Cinéma | Nouvelles du front
Détective Dee II : La Légende du dragon des mers (Di renjie: Shen du long wang)
un film de Tsui Hark (2013)
Si la notion même de prequel vous hérisse le poil, évoquant le souvenir d’innombrables remontées aux sources moroses d’une tension psychologique de pacotille, soyez rassurés. Avec ce deuxième film consacré aux périples du détective Dee, Tsui Hark ne renoue avec la jeunesse de son protagoniste que pour lui insuffler une vigueur et un dynamisme retrouvés, corrigeant le tir d’un premier épisode en demi-teinte. Nulle enfance tourmentée ici mais une aventure de haute volée, où mysticisme et science antiques disputent la vedette aux ahurissantes chorégraphies martiales dont seuls Hark et ses protégés de la Film Workshop ont le secret. Entre les voltiges incessantes, les duels à l’arme blanche toujours aussi inventifs et une poignée de séquences aux effets spéciaux dignes des plus récentes débauches hollywoodiennes, le vétéran hongkongais signe un film de divertissement éblouissant ; une œuvre à mi chemin du wu xia pian, de l’aventure et du fantastique, dont on appréciera autant le rythme effréné que la richesse visuelle et l’ambition stylistique.
Encadré par deux scènes de destruction maritime spectaculaires, justifiant d’un sous-titre qu’on aurait sinon tendance à oublier, le récit alambiqué nous plonge au cœur d’une opulente Chine médiévale en guerre contre son voisin et traditionnel rival japonais. Une fois n’est pas coutume, un complot diabolique se trame du côté de l’Empire du milieu, visant non seulement à faire chuter le couple impérial mais bel et bien l’ensemble de sa décadente cour. Enquêtant sur les tentatives répétées d’enlèvement d’une ravissante courtisane, le détective Dee, fraîchement débarqué au Temple suprême, révélera au grand jour les rouages d’une perfide machination. Pour bousculer les habitudes d’une hiérarchie constituée de bureaucrates et débusquer parmi eux les traîtres, il devra néanmoins faire preuve d’autant de dextérité que de ruse. La multitude de fils narratifs se rejoindront dès lors au rythme des déductions de ce limier calqué sur les modèles de Sherlock Holmes ou encore d’Auguste Dupin pour tisser une fragile mais scintillante étoffe, dont guerriers, savants et autres amants damnés auront à déchiffrer dans les arabesques les signes du danger imminent qui les guette.
En dépit de quelques inévitables kitscheries, dont on ne saurait lui tenir rigueur, Tsui Hark n’a rien perdu de son sens inné du cadre et nous régale de compositions grouillant de mille détails.
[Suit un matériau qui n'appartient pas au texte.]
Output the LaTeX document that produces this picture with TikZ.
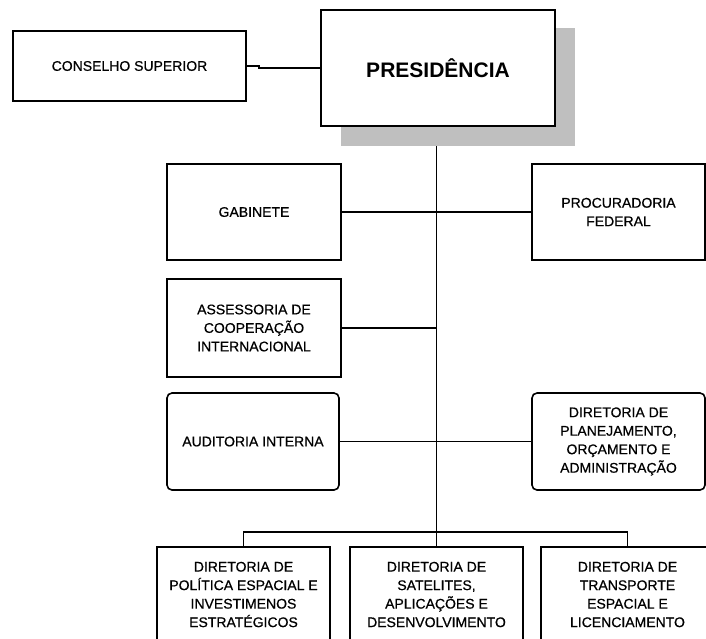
\documentclass[tikz,border=0pt]{standalone}
\usepackage{fontspec}
\setmainfont{Liberation Sans}
\newfontfamily\labelfont[FakeBold=0.6]{Liberation Sans}
\begin{document}
\begin{tikzpicture}[x=1pt,y=-1pt,
  box/.style={draw, line width=1.6pt, fill=white, align=center, inner sep=2pt,
    minimum width=174pt, minimum height=96pt, font=\labelfont\fontsize{14}{18.5}\selectfont},
  rbox/.style={box, rounded corners=5pt},
  conn/.style={line width=1.4pt},
  shadowbox/.style={fill=black!25, inner sep=0pt, minimum width=234pt, minimum height=118pt}]
\clip (0,0) rectangle (706,638);
\fill[white] (0,0) rectangle (706,638);
\coordinate (bus) at (436.5,532);
\node[shadowbox] (shadow) at (458,87) {};
\draw[conn] (shadow.south -| bus) -- (bus);
\node[box, minimum width=234pt, minimum height=116pt,
  font=\bfseries\fontsize{21}{24}\selectfont] (pres) at (438,68) {PRESIDÊNCIA};
\node[box, minimum width=233pt, minimum height=70pt] (cons) at (129.5,66) {CONSELHO SUPERIOR};
\node[box] (gab) at (254,212) {GABINETE};
\node[box, minimum width=173pt] (proc) at (618.5,212) {PROCURADORIA\\FEDERAL};
\node[box, minimum height=98pt] (ass) at (254,328) {ASSESSORIA DE\\COOPERAÇÃO\\INTERNACIONAL};
\node[rbox, minimum width=172pt, minimum height=97pt] (aud) at (253,441.5) {AUDITORIA INTERNA};
\node[rbox, minimum width=173pt, minimum height=97pt] (plan) at (618.5,441.5) {DIRETORIA DE\\PLANEJAMENTO,\\ORÇAMENTO E\\ADMINISTRAÇÃO};
\node[box, minimum width=173pt, minimum height=95pt] (b1) at (243.5,594.5) {DIRETORIA DE\\POLÍTICA ESPACIAL E\\INVESTIMENOS\\ESTRATÉGICOS};
\node[box, minimum width=173pt, minimum height=95pt] (b2) at (436.5,594.5) {DIRETORIA DE\\SATELITES,\\APLICAÇÕES E\\DESENVOLVIMENTO};
\node[box, minimum width=173pt, minimum height=95pt] (b3) at (627.5,594.5) {DIRETORIA DE\\TRANSPORTE\\ESPACIAL E\\LICENCIAMENTO};
\draw[conn] (cons.east) -- ++(12,0) |- (pres.west);
\draw[conn] (gab.east) -- (gab.east -| bus);
\draw[conn] (proc.west) -- (proc.west -| bus);
\draw[conn] (ass.east) -- (ass.east -| bus);
\draw[conn] (aud.east) -- (aud.east -| bus);
\draw[conn] (plan.west) -- (plan.west -| bus);
\draw[conn] (b1.north) |- (bus) -| (b3.north);
\draw[conn] (bus) -- (b2.north);
\end{tikzpicture}
\end{document}
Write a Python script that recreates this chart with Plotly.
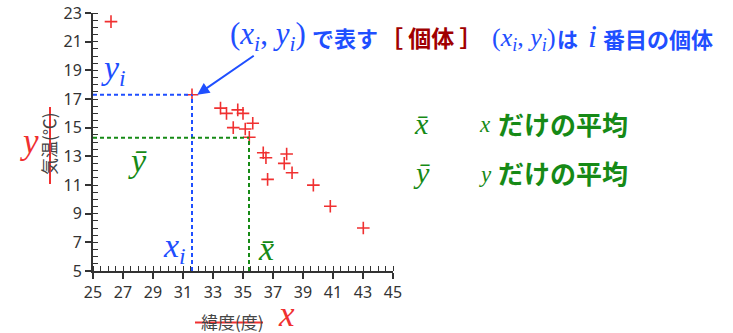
import plotly.graph_objects as go

# data (latitude [deg], temperature [°C])
lat = [26.2, 31.6, 33.5, 33.9, 34.65, 35.0, 34.35, 35.15, 35.65, 35.42,
       36.35, 36.53, 37.91, 37.75, 38.27, 36.64, 39.69, 40.82, 43.02]
temp = [22.4, 17.3, 16.36, 16.0, 16.24, 16.0, 15.0, 14.91, 15.31, 14.33,
        13.25, 12.9, 13.16, 12.51, 11.85, 11.39, 10.99, 9.52, 8.0]
xi, yi = 31.6, 17.3          # highlighted individual
xbar, ybar = 35.4, 14.3      # means shown
x_ticks = list(range(25, 46, 2))
y_ticks = list(range(5, 24, 2))

BLUE = "#1f4fff"
GREEN = "#168a16"
RED = "#f03030"
DRED = "#a00000"
SERIF = "Liberation Serif, DejaVu Serif, serif"
JP = "Noto Sans CJK JP, Noto Sans, sans-serif"

L, R, T, B = 93, 340, 13, 62
W, H = 733, 333
PW, PH = W - L - R, H - T - B


def P(px, py):
    return (px - L) / PW, (H - B - py) / PH


fig = go.Figure()
fig.add_trace(go.Scatter(x=lat, y=temp, mode="markers",
                         marker=dict(symbol="cross-thin", size=9,
                                     line=dict(color=RED, width=1.6), color=RED),
                         showlegend=False, hoverinfo="x+y"))

dash = "4px,3px"
# blue guide lines
fig.add_shape(type="line", x0=x_ticks[0], x1=xi, y0=yi, y1=yi,
              line=dict(color=BLUE, width=2, dash=dash))
fig.add_shape(type="line", x0=xi, x1=xi, y0=y_ticks[0], y1=yi,
              line=dict(color=BLUE, width=2, dash=dash))
# green guide lines
fig.add_shape(type="line", x0=x_ticks[0], x1=xbar, y0=ybar, y1=ybar,
              line=dict(color=GREEN, width=2, dash=dash))
fig.add_shape(type="line", x0=xbar, x1=xbar, y0=y_ticks[0], y1=ybar,
              line=dict(color=GREEN, width=2, dash=dash))

# red strike lines through axis titles
x0, y0 = P(50, 107); x1, y1 = P(50, 184)
fig.add_shape(type="line", xref="paper", yref="paper", x0=x0, x1=x1, y0=y0, y1=y1,
              line=dict(color=RED, width=2))
x0, y0 = P(195, 322.5); x1, y1 = P(263, 322.5)
fig.add_shape(type="line", xref="paper", yref="paper", x0=x0, x1=x1, y0=y0, y1=y1,
              line=dict(color=RED, width=2))

ann = []


def txt(px, py, text, size, color, family, xanchor="center"):
    ax_, ay_ = P(px, py)
    ann.append(dict(xref="paper", yref="paper", x=ax_, y=ay_, text=text,
                    showarrow=False, xanchor=xanchor, yanchor="middle",
                    font=dict(size=size, color=color, family=family)))


xi_html = "<i>x</i><sub><i>i</i></sub>"
yi_html = "<i>y</i><sub><i>i</i></sub>"

txt(228, 36, "(" + xi_html + ", " + yi_html + ")", 31, BLUE, SERIF, "left")
txt(310, 37, "<b>で表す</b>", 22, BLUE, JP, "left")
txt(378, 37, "<b>［ 個体 ］</b>", 23, DRED, JP, "left")
txt(490, 39, "(" + xi_html + ", " + yi_html + ")", 26, BLUE, SERIF, "left")
txt(555, 38, "<b>は</b>", 21, BLUE, JP, "left")
txt(586, 36, "<i>i</i>", 32, BLUE, SERIF, "left")
txt(601, 38, "<b>番目の個体</b>", 22, BLUE, JP, "left")

txt(113, 70, yi_html, 34, BLUE, SERIF)
txt(137, 160, "<i>y\u0304</i>", 34, GREEN, SERIF)
txt(174, 248, xi_html, 34, BLUE, SERIF)
txt(266, 248, "<i>x\u0304</i>", 34, GREEN, SERIF)

txt(421, 123, "<i>x\u0304</i>", 30, GREEN, SERIF)
txt(477, 124, "<i>x</i>", 23, GREEN, SERIF, "left")
txt(496, 123, "<b>だけの平均</b>", 26, GREEN, JP, "left")
txt(421, 172, "<i>y\u0304</i>", 30, GREEN, SERIF)
txt(477, 174, "<i>y</i>", 23, GREEN, SERIF, "left")
txt(496, 172, "<b>だけの平均</b>", 26, GREEN, JP, "left")

# axis titles
ax_, ay_ = P(48, 144)
ann.append(dict(xref="paper", yref="paper", x=ax_, y=ay_, text="気温(℃)",
                showarrow=False, textangle=-90, xanchor="center", yanchor="middle",
                font=dict(size=17, color="#444444", family=JP)))
txt(232, 321, "緯度(度)", 17, "#444444", JP)
txt(29, 141, "<i>y</i>", 35, RED, SERIF)
txt(286, 314, "<i>x</i>", 35, RED, SERIF)

# arrow
ann.append(dict(x=xi + 0.35, y=yi, xref="x", yref="y", ax=58, ay=-40,
                axref="pixel", ayref="pixel", text="", showarrow=True,
                arrowhead=2, arrowsize=1.2, arrowwidth=2, arrowcolor=BLUE))

fig.update_layout(
    width=W, height=H, margin=dict(l=L, r=R, t=T, b=B, autoexpand=False),
    plot_bgcolor="white", paper_bgcolor="white",
    annotations=ann,
    xaxis=dict(range=[x_ticks[0], x_ticks[-1]], tickvals=x_ticks, ticktext=[str(v) for v in x_ticks],
               showgrid=False, zeroline=False, showline=True, linecolor="#333333", linewidth=2,
               ticks="outside", ticklen=6, tickwidth=1.5, tickcolor="#333333",
               tickfont=dict(size=16, color="#333333", family="Noto Sans, sans-serif"),
               minor=dict(dtick=0.5, tick0=25, ticks="inside", ticklen=5, tickwidth=1, tickcolor="#333333"),
               fixedrange=True),
    yaxis=dict(range=[y_ticks[0], y_ticks[-1]], tickvals=y_ticks, ticktext=[str(v) for v in y_ticks],
               showgrid=False, zeroline=False, showline=True, linecolor="#333333", linewidth=2,
               ticks="outside", ticklen=6, tickwidth=1.5, tickcolor="#333333",
               tickfont=dict(size=16, color="#333333", family="Noto Sans, sans-serif"),
               minor=dict(dtick=0.5, tick0=5, ticks="inside", ticklen=5, tickwidth=1, tickcolor="#333333"),
               fixedrange=True),
)

fig.write_html("out.html", config={"displayModeBar": False},
               post_script="document.body.style.margin='0px';document.body.style.overflow='hidden';")
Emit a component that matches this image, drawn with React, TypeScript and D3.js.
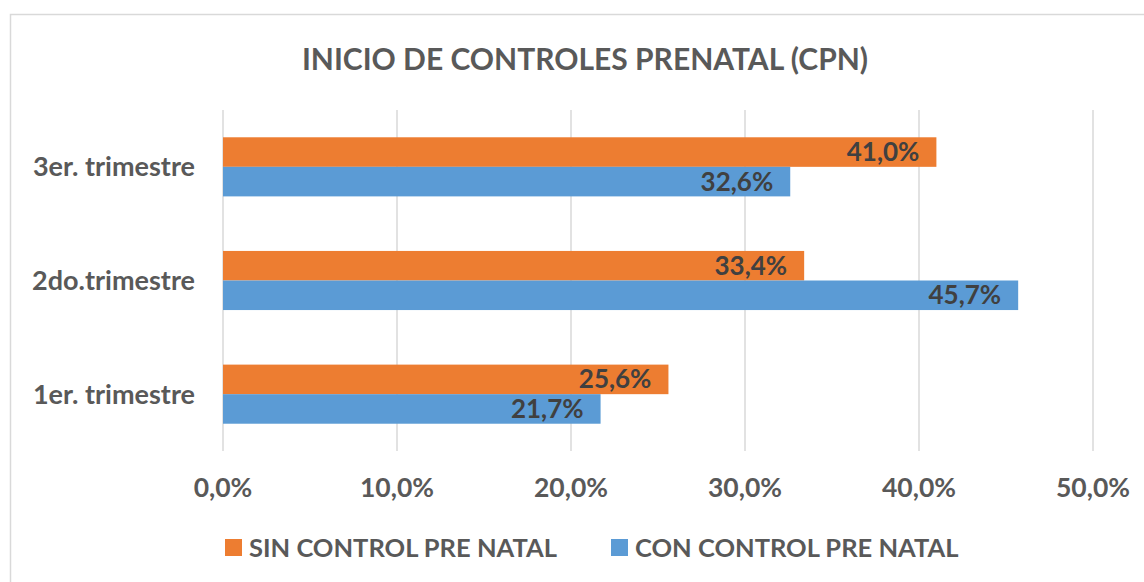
import React from 'react';
import * as d3 from 'd3';

// categories listed top to bottom, as in the chart
const categories = ['3er. trimestre', '2do.trimestre', '1er. trimestre'];
const sinControl = [0.41, 0.334, 0.256];
const conControl = [0.326, 0.457, 0.217];
const xTicks = [0, 0.1, 0.2, 0.3, 0.4, 0.5];
const seriesNames = ['SIN CONTROL PRE NATAL', 'CON CONTROL PRE NATAL'];
const seriesColors = ['#ED7D31', '#5B9BD5'];

const width = 1144;
const height = 582;
const font = 'Lato, "Open Sans", sans-serif';
const fmt = (v: number) => (v * 100).toFixed(1).replace('.', ',') + '%';

export default function App() {
  const x = d3.scaleLinear().domain([0, 0.5]).range([223, 1093]);
  const y = d3.scaleBand().domain(categories).range([110, 451]).paddingInner(0.48).paddingOuter(0.24);
  const inner = d3.scaleBand().domain(seriesNames).range([0, y.bandwidth()]);
  const series = [sinControl, conControl];

  return (
    <svg width={width} height={height} style={{ position: 'absolute', left: 0, top: 0 }}>
      <rect x={10.5} y={14.5} width={1150} height={580} fill="#fff" stroke="#d9d9d9" strokeWidth={1.5} />
      <text x={585} y={70} textAnchor="middle" fontFamily={font} fontWeight="bold" fontSize={30} fill="#595959">
        INICIO DE CONTROLES PRENATAL (CPN)
      </text>

      {xTicks.map((t) => (
        <g key={t}>
          <line x1={x(t)} x2={x(t)} y1={110} y2={451} stroke="#d9d9d9" strokeWidth={1.5} />
          <text x={x(t)} y={497} textAnchor="middle" fontFamily={font} fontWeight="bold" fontSize={26.5} fill="#595959">
            {fmt(t)}
          </text>
        </g>
      ))}

      {categories.map((c, i) => (
        <g key={c}>
          <text x={195} y={(y(c) ?? 0) + y.bandwidth() / 2 + 9.5} textAnchor="end" fontFamily={font} fontWeight="bold" fontSize={27} fill="#595959">
            {c}
          </text>
          {series.map((s, j) => {
            const by = (y(c) ?? 0) + (inner(seriesNames[j]) ?? 0);
            return (
              <g key={j}>
                <rect x={x(0)} y={by} width={x(s[i]) - x(0)} height={inner.bandwidth()} fill={seriesColors[j]} />
                <text x={x(s[i]) - 17} y={by + inner.bandwidth() / 2 + 9} textAnchor="end" fontFamily={font} fontWeight="bold" fontSize={26} fill="#404040">
                  {fmt(s[i])}
                </text>
              </g>
            );
          })}
        </g>
      ))}

      {seriesNames.map((n, j) => {
        const lx = [225, 611][j];
        return (
          <g key={n}>
            <rect x={lx} y={539} width={17} height={17} fill={seriesColors[j]} />
            <text x={lx + 24} y={556.5} fontFamily={font} fontWeight="bold" fontSize={25.5} fill="#595959">
              {n}
            </text>
          </g>
        );
      })}
    </svg>
  );
}
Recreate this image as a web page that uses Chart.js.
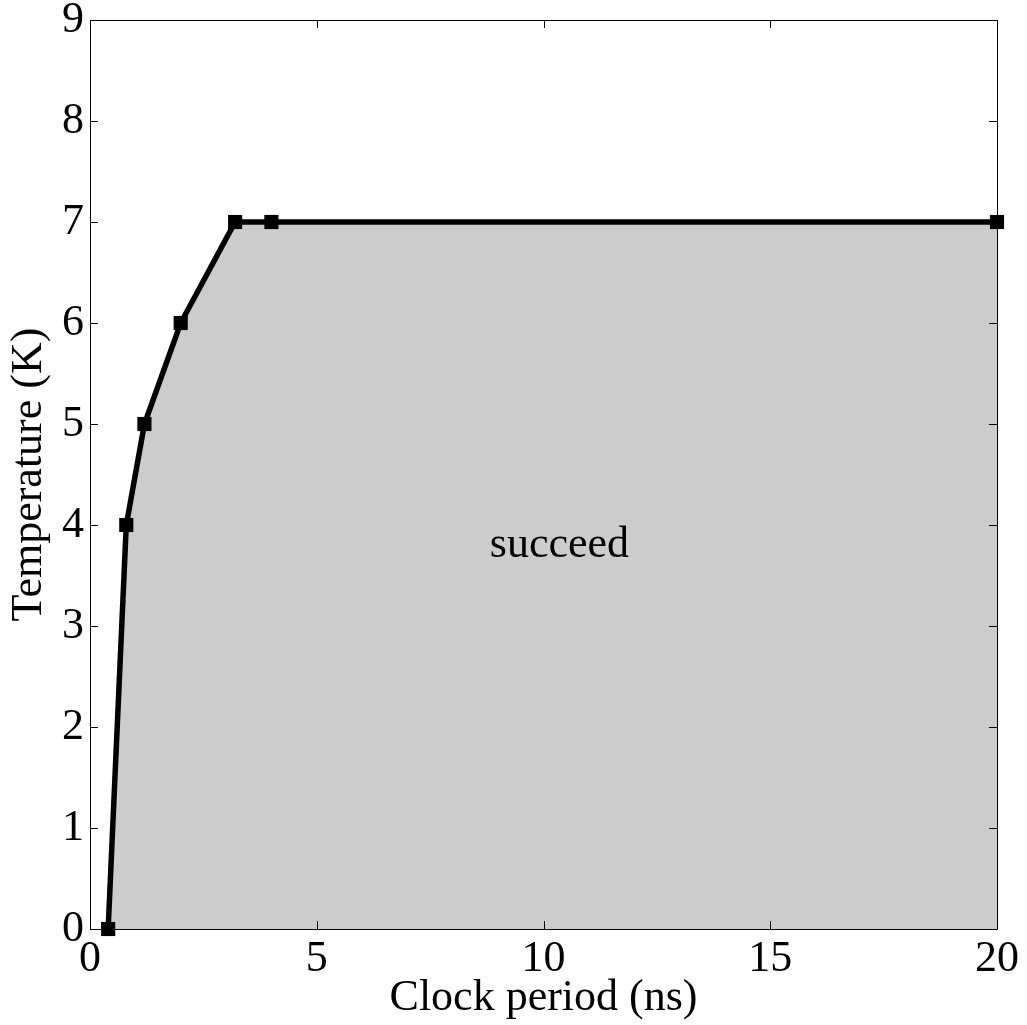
<!DOCTYPE html>
<html>
<head>
<meta charset="utf-8">
<script src="https://cdn.jsdelivr.net/npm/chart.js@4/dist/chart.umd.min.js"></script>
<style>
  html, body { margin: 0; padding: 0; background: #ffffff; }
  #wrap { width: 1027px; height: 1025px; }
</style>
</head>
<body>
<div id="wrap"><canvas id="chart" width="1027" height="1025"></canvas></div>
<script>
// Clock period (ns) vs. highest working temperature (K)
const clockPeriods = [0.4, 0.8, 1.2, 2, 3.2, 4, 20];
const temperatures = [0, 4, 5, 6, 7, 7, 7];
const xTicks = [0, 5, 10, 15, 20];
const yTicks = [0, 1, 2, 3, 4, 5, 6, 7, 8, 9];
const regionLabel = 'succeed';
const regionLabelAt = [10.35, 3.8];

const serif = '"Liberation Serif", "Times New Roman", serif';

// Box frame with inward tick marks on all four sides, plus the region label
const framePlugin = {
  id: 'frame',
  afterDatasetsDraw(chart) {
    const { ctx, chartArea: a, scales: { x, y } } = chart;
    const len = 8;
    ctx.save();
    ctx.strokeStyle = '#000';
    ctx.lineWidth = 1;
    ctx.beginPath();
    ctx.rect(a.left + 0.5, a.top + 0.5, a.right - a.left, a.bottom - a.top);
    xTicks.forEach(v => {
      const px = Math.round(x.getPixelForValue(v)) + 0.5;
      ctx.moveTo(px, a.bottom); ctx.lineTo(px, a.bottom - len);
      ctx.moveTo(px, a.top); ctx.lineTo(px, a.top + len);
    });
    yTicks.forEach(v => {
      const py = Math.round(y.getPixelForValue(v)) + 0.5;
      ctx.moveTo(a.left, py); ctx.lineTo(a.left + len, py);
      ctx.moveTo(a.right, py); ctx.lineTo(a.right - len, py);
    });
    ctx.stroke();

    ctx.fillStyle = '#000';
    ctx.font = '44px ' + serif;
    ctx.textAlign = 'center';
    ctx.textBaseline = 'middle';
    ctx.fillText(regionLabel,
      x.getPixelForValue(regionLabelAt[0]),
      y.getPixelForValue(regionLabelAt[1]));
    ctx.restore();
  }
};

new Chart(document.getElementById('chart'), {
  type: 'line',
  data: {
    datasets: [{
      data: clockPeriods.map((c, i) => ({ x: c, y: temperatures[i] })),
      borderColor: '#000',
      borderWidth: 5.5,
      backgroundColor: '#cccccc',
      fill: 'origin',
      pointStyle: 'rect',
      pointRadius: 10,
      pointBorderWidth: 0,
      pointBackgroundColor: '#000',
      tension: 0,
      clip: false
    }]
  },
  options: {
    responsive: false,
    animation: false,
    events: [],
    layout: { padding: { top: 20, right: 30, left: 3, bottom: 0 } },
    plugins: { legend: { display: false }, tooltip: { enabled: false } },
    scales: {
      x: {
        type: 'linear',
        min: 0, max: 20,
        afterBuildTicks(s) { s.ticks = xTicks.map(v => ({ value: v })); },
        afterFit(s) { s.height = 96; s.paddingLeft = 0; s.paddingRight = 0; },
        grid: { display: false, drawTicks: false },
        border: { display: false },
        ticks: { color: '#000', font: { family: serif, size: 44 }, padding: 4, maxRotation: 0, autoSkip: false },
        title: { display: true, text: 'Clock period (ns)', color: '#000', font: { family: serif, size: 44 }, padding: { top: 0, bottom: 0 } }
      },
      y: {
        type: 'linear',
        min: 0, max: 9,
        afterBuildTicks(s) { s.ticks = yTicks.map(v => ({ value: v })); },
        afterFit(s) { s.width = 87; s.paddingTop = 0; s.paddingBottom = 0; },
        grid: { display: false, drawTicks: false },
        border: { display: false },
        ticks: { color: '#000', font: { family: serif, size: 44 }, padding: 6, autoSkip: false },
        title: { display: true, text: 'Temperature (K)', color: '#000', font: { family: serif, size: 44 }, padding: { top: 0, bottom: 0 } }
      }
    }
  },
  plugins: [framePlugin]
});
</script>
</body>
</html>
Des combats virevoltants patentés dans les décors les plus exigus aux affrontements dantesques sur l’immensité de l’océan, jamais le réalisateur ne nous égare par le dynamise d’une mise en scène dont le moindre choix, du montage à l’utilisation de la 3D, révèle la densité formelle de chaque plan. Ne réservant nullement ce traitement aux scènes d’action, Hark sature même les séquences les plus anodines de délires chromatiques et de mouvements de caméra virtuoses pour étoffer la dimension épique de son récit. À cela s’ajoutent un dragon au design aussi original que réussi, des parasites malveillants en tous genres et quelques lampées d’urine d’eunuque pour faire de Détective Dee II : La Légende du dragon des mers un film d’aventure dépaysant et jouissif qui, s’il ne rivalise pas avec les meilleures réalisations de Hark, rappelle du moins la démesure des légendes ancestrales et tout le potentiel mythologique d’un cinéma aux images naviguant à la lisière du réel et de la représentation.